> **Dataset content**:
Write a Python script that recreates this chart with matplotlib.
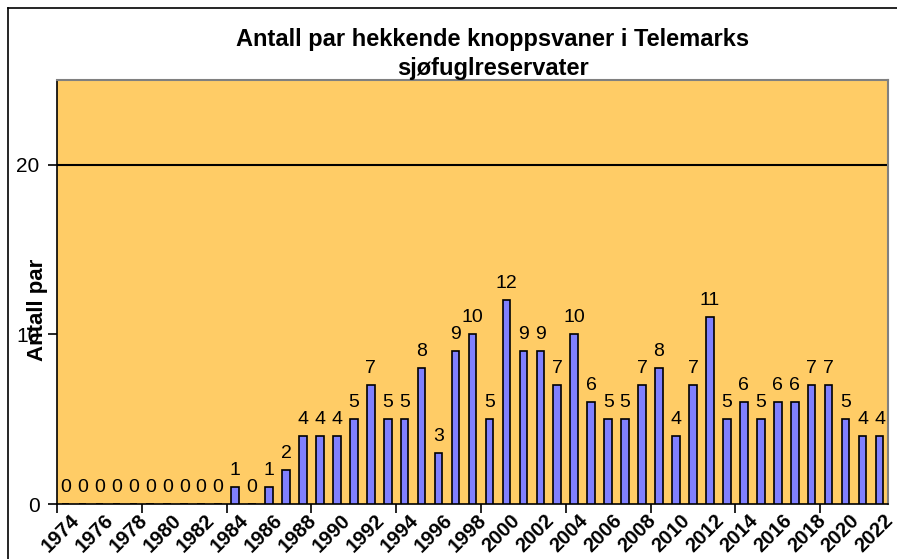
import matplotlib
matplotlib.use("Agg")
import matplotlib.pyplot as plt
from matplotlib.lines import Line2D

plt.rcParams['font.family'] = ['Liberation Sans', 'DejaVu Sans']

years = list(range(1974, 2023))
values = [0, 0, 0, 0, 0, 0, 0, 0, 0, 0,
          1, 0, 1, 2, 4, 4, 4, 5, 7, 5,
          5, 8, 3, 9, 10, 5, 12, 9, 9, 7,
          10, 6, 5, 5, 7, 8, 4, 7, 11, 5,
          6, 5, 6, 6, 7, 7, 5, 4, 4]
title = "Antall par hekkende knoppsvaner i Telemarks\nsjøfuglreservater"
ylabel = "Antall par"
yticks = [0, 10, 20]

W, H = 897, 559
fig = plt.figure(figsize=(W / 100, H / 100), dpi=100)
fig.patch.set_facecolor('white')

# outer chart border (left and top visible)
fig.add_artist(Line2D([8 / W, 8 / W], [0, 1 - 8 / H], transform=fig.transFigure, color='black', lw=1.2))
fig.add_artist(Line2D([8 / W, 1], [1 - 8 / H, 1 - 8 / H], transform=fig.transFigure, color='black', lw=1.2))

left, right, top, bottom = 57, 888, 80, 504
ax = fig.add_axes([left / W, 1 - bottom / H, (right - left) / W, (bottom - top) / H])
ax.set_facecolor('#FFCC66')

x = list(range(len(years)))
ax.bar(x, values, width=0.45, color='#8080FF', edgecolor='black', linewidth=1.2, zorder=3)
for xi, v in zip(x, values):
    ax.annotate(str(v), xy=(xi, v), xytext=(0, 6), textcoords='offset points',
                ha='center', va='bottom', fontsize=14, zorder=4)

ax.set_xlim(-0.5, len(years) - 0.5)
ax.set_ylim(0, 25)
ax.axhline(20, color='black', lw=1.5, zorder=2)

ax.set_yticks(yticks)
ax.set_yticklabels([str(t) for t in yticks], fontsize=15)
ax.tick_params(axis='y', length=6.5, width=1.2, direction='out', pad=6)

# ticks every 5 categories on boundaries; labels every 2 years
ax.set_xticks([i - 0.5 for i in range(0, len(years), 5)])
ax.set_xticklabels([])
ax.tick_params(axis='x', length=6.5, width=1.2, direction='out')
for i in range(0, len(years), 2):
    ax.annotate(str(years[i]), xy=(i, 0), xycoords=('data', 'axes fraction'),
                xytext=(3, -5), textcoords='offset points', rotation=45,
                ha='right', va='top', rotation_mode='anchor', fontsize=14.5,
                fontweight='bold', annotation_clip=False)

for s in ['left', 'bottom']:
    ax.spines[s].set_color('black')
    ax.spines[s].set_linewidth(1.2)
for s in ['top', 'right']:
    ax.spines[s].set_color('#808080')
    ax.spines[s].set_linewidth(1.5)

fig.text(493 / W, 1 - 54 / H, title, ha='center', va='center', fontsize=17,
         fontweight='bold', linespacing=1.3)
fig.text(37 / W, 1 - 310 / H, ylabel, rotation=90, ha='center', va='center',
         fontsize=16, fontweight='bold')

fig.savefig('out.png', dpi=100)
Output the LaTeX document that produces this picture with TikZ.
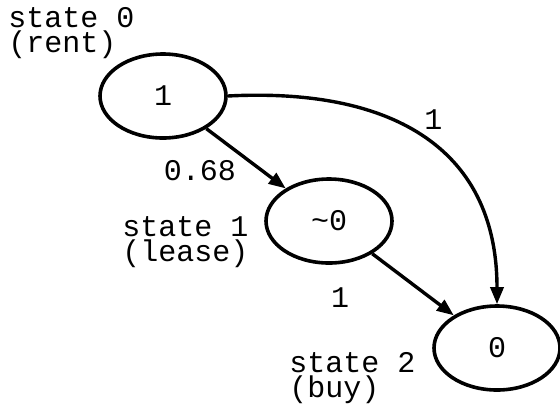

> **Instructions for the task**: Copy, word for word, the entries above from the first line to the line that holds "plt.rcParams['font.family'] = ['Liberation". Drop the pictures.

> **Final answer**:
Write a Python script that recreates this chart with matplotlib.
import matplotlib
matplotlib.use("Agg")
import matplotlib.pyplot as plt
from matplotlib.lines import Line2D

plt.rcParams['font.family'] = ['Liberation Sans', 'DejaVu Sans']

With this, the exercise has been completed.